On the other hand, there are many m4-based SOCs with dual or triple lockstep and ecc
There’s definite similarities to the i.MXRT1170, which BTW, has 1GbE with AVB and 1 GbE with TSN.
Note that the AM243x MCUs could theoretically have up to 6 GbE ports, since the PRU’s are gigabit (PRU-ICSS-Gb), but in three groups of two. The PRU ports can support TSN (with the right software). Note that I haven’t dug into the datasheet to see if there are any quirks that limit the PRU’s or such.
Still no integrated FPGA matrix? Bummer. Even 2k would be great. There are applications where Zynq etc. is an overkill and iCE40 adds $5 to the BOM and sourcing problems.

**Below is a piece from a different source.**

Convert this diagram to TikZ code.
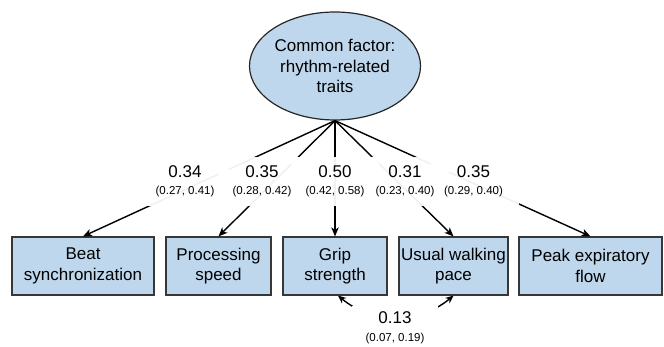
\documentclass[tikz,border=0pt]{standalone}
\usepackage{fontspec}
\setmainfont{Liberation Sans}
\usetikzlibrary{arrows.meta,shapes.geometric}
\definecolor{boxblue}{RGB}{190,215,237}
\definecolor{edgegray}{RGB}{55,55,55}
\newcommand\cifont{\fontsize{11.5}{17.5}\selectfont}
\begin{document}
\begin{tikzpicture}[x=1pt,y=-1pt,
  every node/.style={font=\fontsize{17}{20.4}\selectfont, text=black},
  box/.style={draw=edgegray, line width=1.2pt, fill=boxblue,
    minimum height=58pt, inner sep=0pt, align=center},
  factor/.style={ellipse, draw=black!85, line width=1.2pt, fill=boxblue,
    minimum width=168pt, minimum height=108pt, inner sep=0pt, align=center},
  labelpad/.style={fill=white, fill opacity=0.94, inner sep=0pt,
    minimum width=88pt, minimum height=49pt},
  loadlabel/.style={inner sep=0pt, align=center,
    font=\fontsize{17}{17.5}\selectfont},
  link/.style={line width=1.4pt, -{Stealth[length=9pt,width=7.5pt,inset=2.5pt]}},
  covlink/.style={line width=1.4pt, {Stealth[length=8pt,width=7pt,inset=2.5pt]}-{Stealth[length=8pt,width=7pt,inset=2.5pt]}}
]
\useasboundingbox (0,0) rectangle (664,347);

% latent factor
\node[factor] (fac) at (335,66) {Common factor:\\rhythm-related\\traits};

% observed indicators
\node[box, minimum width=142pt] (beat) at (83,266) {Beat\\synchronization};
\node[box, minimum width=105pt] (proc) at (218.5,266) {Processing\\speed};
\node[box, minimum width=104pt] (grip) at (335,266) {Grip\\strength};
\node[box, minimum width=109pt] (walk) at (453.5,266) {Usual walking\\pace};
\node[box, minimum width=143pt] (peak) at (590.5,266) {Peak expiratory\\flow};

% factor loadings
\draw[link] (fac.south) -- (beat.north);
\draw[link] (fac.south) -- (proc.north);
\draw[link] (fac.south) -- (grip.north);
\draw[link] (fac.south) -- (walk.north);
\draw[link] (fac.south) -- (peak.north);

% residual covariance between grip strength and walking pace
\draw[covlink] ([xshift=3pt]grip.south) .. controls +(35,29) and +(-35,29) .. (walk.south);

% label backgrounds first, so no pad hides a neighbouring label's text
\node[labelpad] (p1) at (185,181.5) {};
\node[labelpad] (p2) at (262,181.5) {};
\node[labelpad] (p3) at (335,181.5) {};
\node[labelpad] (p4) at (405,181.5) {};
\node[labelpad] (p5) at (475,181.5) {};
\node[labelpad, fill opacity=1, minimum width=86pt, minimum height=44pt] (pc) at (395,328) {};

% loading labels
\node[loadlabel] (l1) at (p1) {0.34\\{\cifont (0.27, 0.41)}};
\node[loadlabel] (l2) at (p2) {0.35\\{\cifont (0.28, 0.42)}};
\node[loadlabel] (l3) at (p3) {0.50\\{\cifont (0.42, 0.58)}};
\node[loadlabel] (l4) at (p4) {0.31\\{\cifont (0.23, 0.40)}};
\node[loadlabel] (l5) at ([xshift=-1.5pt]p5.center) {0.35\\{\cifont (0.29, 0.40)}};

% covariance label
\node[loadlabel] (lc) at (pc) {0.13\\{\cifont (0.07, 0.19)}};
\end{tikzpicture}
\end{document}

I think TI used to market the PRU subsystem as capable of replacing FPGA in some applications, so you could look into that.
These look so similar to the AM64x SITARA but without the Cortex-A53 domain – probably these are selected chips that have defects in the A53 area so are binned as a low-cost alternative or just old silicon revisions with bad errata entries. Even the package (the 441-pin one) matches the AM64x. Still, knowing the AM64x series, this would be a very interesting chip for some applications. The R5 cores are running from very fast TCM memory so performance is impressive. The PRUs are improved compared to the ones in the BeagleBone SoC (AM335x), too. There are two modules, each containing… Read more »
These are exactly AM64x sans the Cortex-A53, even the TRM and errata are shared. BTW, on the AM64x the Cortex-R5 is booted up first which then configures the rest of the system, so it makes sense that they can simply carve off the A53.
Do note that since AM64x/AM24x series is so new, even TI’s own SDK are incomplete (for example, at the moment there’s no way to access the Cortex-M4 in Linux) and the TRM is filled with TBD sections, so beware.
Just the inclusion of DDR4 and USB3/PCIe makes it a punch above RT11xx… FOR THE SAME PRICE!